Fuck fuck fuck fuck fuck fuck fuck. I miss him.

[identity profile] gushgush.livejournal.com 2008-10-14 03:31 pm (UTC)(link)
I don't know what's worse, an actual death or this.
I guess it's moot.
My condolences.

[identity profile] arguchik.livejournal.com 2008-10-14 03:38 pm (UTC)(link)
Thanks. I think it sucks to lose a parent no matter how it happens. Even though you know intellectually it's the "natural order" of things, it's hard to comprehend how upsetting it will be until it happens.

[identity profile] alice-at-night.livejournal.com 2008-10-14 04:22 pm (UTC)(link)
man, that sucks.

*hug*

[identity profile] arguchik.livejournal.com 2008-10-14 04:31 pm (UTC)(link)
Thanks, sweetie.

(Anonymous) 2008-10-14 04:24 pm (UTC)(link)
I'm so sorry this is all happening to your family. Wes has been dealing with a somewhat similar situation with his dad for the last 5+ years.

Jessica

[identity profile] arguchik.livejournal.com 2008-10-14 04:34 pm (UTC)(link)
Thanks, Jessica. I didn't realize Wes was going through this too. It is so hard.

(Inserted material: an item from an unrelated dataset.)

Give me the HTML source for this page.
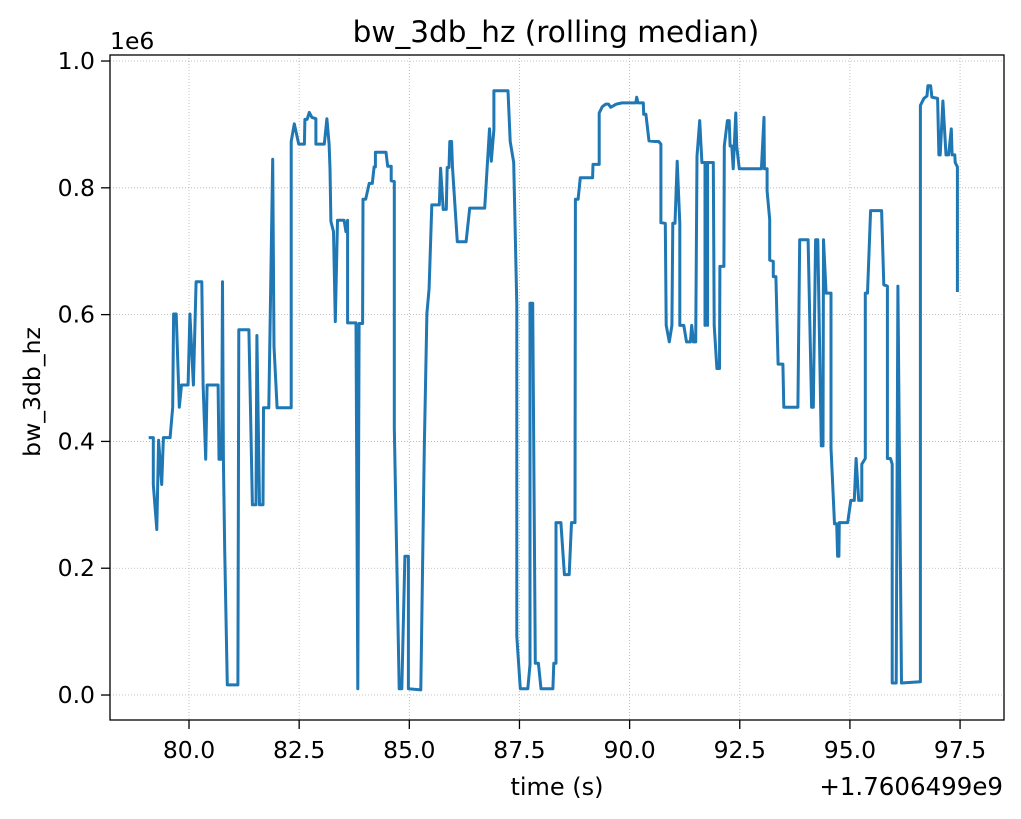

[identity profile] rojonoir.livejournal.com 2008-10-14 05:33 pm (UTC)(link)
:(

[identity profile] shellefly.livejournal.com 2008-10-14 06:15 pm (UTC)(link)
So sorry to hear that about your Dad.
*very big hugs*

[identity profile] mrlich.livejournal.com 2008-10-14 06:21 pm (UTC)(link)
Wow. So very sorry to hear that you're all going through this. If there's any way we can help, please let us know.

[identity profile] superannuated1l.livejournal.com 2008-10-16 11:36 am (UTC)(link)
Did you talk to my friend Mike (law school Mike, not Microsoft Mike) about this, ever? He went through a similar thing with his dad.

That dream is just heartbreaking.

[identity profile] arguchik.livejournal.com 2008-10-16 01:41 pm (UTC)(link)
No, have I met law school Mike? I can't put a face to the name.

[identity profile] platformtennis.livejournal.com 2008-11-01 10:34 pm (UTC)(link)
I looked you up from a weird recommendation from a runners world discussion board.(not stalking you like i almost was many years ago)
When I read this post my heart sank, I a very sorry to hear about your father. You and your family will be in my thoughts

[identity profile] arguchik.livejournal.com 2008-11-02 07:33 am (UTC)(link)
Thank you very much for getting in touch. I appreciate your kind words about my dad--it is remarkably hard to believe.

last comment

[identity profile] platformtennis.livejournal.com 2008-11-01 10:40 pm (UTC)(link)
Sorry forgot to let you know who that was.
A very old friend named Greg

Re: last comment

[identity profile] arguchik.livejournal.com 2008-11-02 07:21 am (UTC)(link)
A very old friend named Greg? I think I know which Greg you are, but looked at your profile and I'm not sure. I don't want to put your last name in here... Were you my boyfriend at any point?

Wait. Just looked again and saw your birthdate. Gotcha. How are you???